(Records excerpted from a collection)
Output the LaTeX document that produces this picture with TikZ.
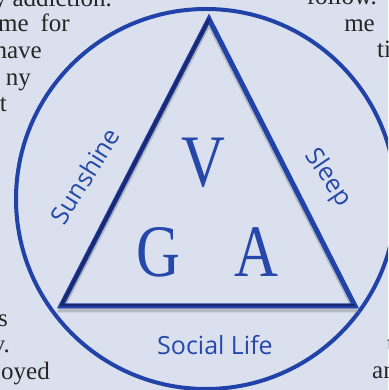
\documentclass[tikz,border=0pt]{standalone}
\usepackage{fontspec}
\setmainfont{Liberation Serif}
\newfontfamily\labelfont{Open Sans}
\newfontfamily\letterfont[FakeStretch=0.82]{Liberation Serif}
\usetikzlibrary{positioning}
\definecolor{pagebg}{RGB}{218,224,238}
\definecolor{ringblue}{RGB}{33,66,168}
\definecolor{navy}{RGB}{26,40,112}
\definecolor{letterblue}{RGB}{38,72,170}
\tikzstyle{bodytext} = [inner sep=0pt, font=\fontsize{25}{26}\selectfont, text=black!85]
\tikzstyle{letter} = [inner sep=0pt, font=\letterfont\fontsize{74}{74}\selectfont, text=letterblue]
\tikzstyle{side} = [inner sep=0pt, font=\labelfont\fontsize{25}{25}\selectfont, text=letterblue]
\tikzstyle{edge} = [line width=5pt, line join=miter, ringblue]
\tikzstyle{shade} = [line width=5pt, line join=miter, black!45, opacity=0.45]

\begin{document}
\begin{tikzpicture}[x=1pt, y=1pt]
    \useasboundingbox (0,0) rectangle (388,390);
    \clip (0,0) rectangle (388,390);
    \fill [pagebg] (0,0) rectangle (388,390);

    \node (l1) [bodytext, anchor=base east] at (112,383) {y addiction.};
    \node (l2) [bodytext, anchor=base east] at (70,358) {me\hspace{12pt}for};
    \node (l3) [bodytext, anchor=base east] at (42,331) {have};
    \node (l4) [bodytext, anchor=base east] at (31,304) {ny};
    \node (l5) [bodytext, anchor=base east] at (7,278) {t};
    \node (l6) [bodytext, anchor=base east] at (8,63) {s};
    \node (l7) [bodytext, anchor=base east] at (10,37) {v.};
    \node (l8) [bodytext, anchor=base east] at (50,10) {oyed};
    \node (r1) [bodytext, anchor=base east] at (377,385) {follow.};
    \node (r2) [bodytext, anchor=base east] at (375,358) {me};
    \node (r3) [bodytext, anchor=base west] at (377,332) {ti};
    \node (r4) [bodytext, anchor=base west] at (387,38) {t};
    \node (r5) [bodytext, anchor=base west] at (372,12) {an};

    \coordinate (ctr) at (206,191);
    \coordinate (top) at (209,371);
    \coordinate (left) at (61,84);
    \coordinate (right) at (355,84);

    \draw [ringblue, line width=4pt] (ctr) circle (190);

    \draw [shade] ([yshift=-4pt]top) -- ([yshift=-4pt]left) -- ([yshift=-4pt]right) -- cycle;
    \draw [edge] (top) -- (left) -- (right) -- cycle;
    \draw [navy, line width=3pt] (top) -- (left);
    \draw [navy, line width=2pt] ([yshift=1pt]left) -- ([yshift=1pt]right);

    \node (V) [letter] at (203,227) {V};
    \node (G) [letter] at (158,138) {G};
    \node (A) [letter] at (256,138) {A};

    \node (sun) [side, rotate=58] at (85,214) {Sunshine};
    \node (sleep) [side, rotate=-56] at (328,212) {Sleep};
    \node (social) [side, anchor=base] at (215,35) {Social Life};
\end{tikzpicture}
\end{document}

==

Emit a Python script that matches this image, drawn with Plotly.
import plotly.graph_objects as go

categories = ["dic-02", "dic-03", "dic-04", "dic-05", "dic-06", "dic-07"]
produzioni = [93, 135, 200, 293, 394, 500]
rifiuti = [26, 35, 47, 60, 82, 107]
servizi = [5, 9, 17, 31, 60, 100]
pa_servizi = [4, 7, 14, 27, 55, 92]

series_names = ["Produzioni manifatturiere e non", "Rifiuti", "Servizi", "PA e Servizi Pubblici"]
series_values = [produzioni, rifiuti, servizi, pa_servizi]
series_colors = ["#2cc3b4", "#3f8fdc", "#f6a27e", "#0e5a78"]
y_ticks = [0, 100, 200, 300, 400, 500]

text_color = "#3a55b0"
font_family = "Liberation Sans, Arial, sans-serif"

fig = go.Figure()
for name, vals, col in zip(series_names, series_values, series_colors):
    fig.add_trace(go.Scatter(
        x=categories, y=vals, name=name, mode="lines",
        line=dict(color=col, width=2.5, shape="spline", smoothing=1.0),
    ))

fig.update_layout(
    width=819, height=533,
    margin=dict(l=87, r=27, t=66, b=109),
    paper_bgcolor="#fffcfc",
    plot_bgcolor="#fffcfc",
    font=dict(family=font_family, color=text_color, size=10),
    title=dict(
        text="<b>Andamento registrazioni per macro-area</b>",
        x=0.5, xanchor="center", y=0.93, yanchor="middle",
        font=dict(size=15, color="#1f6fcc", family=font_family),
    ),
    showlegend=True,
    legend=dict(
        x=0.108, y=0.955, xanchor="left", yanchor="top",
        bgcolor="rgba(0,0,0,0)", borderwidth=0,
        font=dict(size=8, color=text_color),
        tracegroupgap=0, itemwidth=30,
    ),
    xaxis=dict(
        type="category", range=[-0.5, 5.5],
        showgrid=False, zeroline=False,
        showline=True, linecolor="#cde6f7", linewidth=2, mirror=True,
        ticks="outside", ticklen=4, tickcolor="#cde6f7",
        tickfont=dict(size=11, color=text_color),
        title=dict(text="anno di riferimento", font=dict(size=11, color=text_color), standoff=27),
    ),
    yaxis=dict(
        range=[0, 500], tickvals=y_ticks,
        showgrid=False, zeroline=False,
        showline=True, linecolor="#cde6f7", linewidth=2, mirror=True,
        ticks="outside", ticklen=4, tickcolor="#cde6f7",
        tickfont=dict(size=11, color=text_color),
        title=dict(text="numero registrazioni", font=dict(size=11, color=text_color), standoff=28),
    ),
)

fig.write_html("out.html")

**Directions:**
Taking the lines above, repeat exactly those from the line that contains "Emit a Python" through the line that contains "pa_servizi = [4, 7, 14, 27, 55, 92]", and both of those lines as well. Include nothing else.

**Response for this exercise:**
Emit a Python script that matches this image, drawn with Plotly.
import plotly.graph_objects as go

categories = ["dic-02", "dic-03", "dic-04", "dic-05", "dic-06", "dic-07"]
produzioni = [93, 135, 200, 293, 394, 500]
rifiuti = [26, 35, 47, 60, 82, 107]
servizi = [5, 9, 17, 31, 60, 100]
pa_servizi = [4, 7, 14, 27, 55, 92]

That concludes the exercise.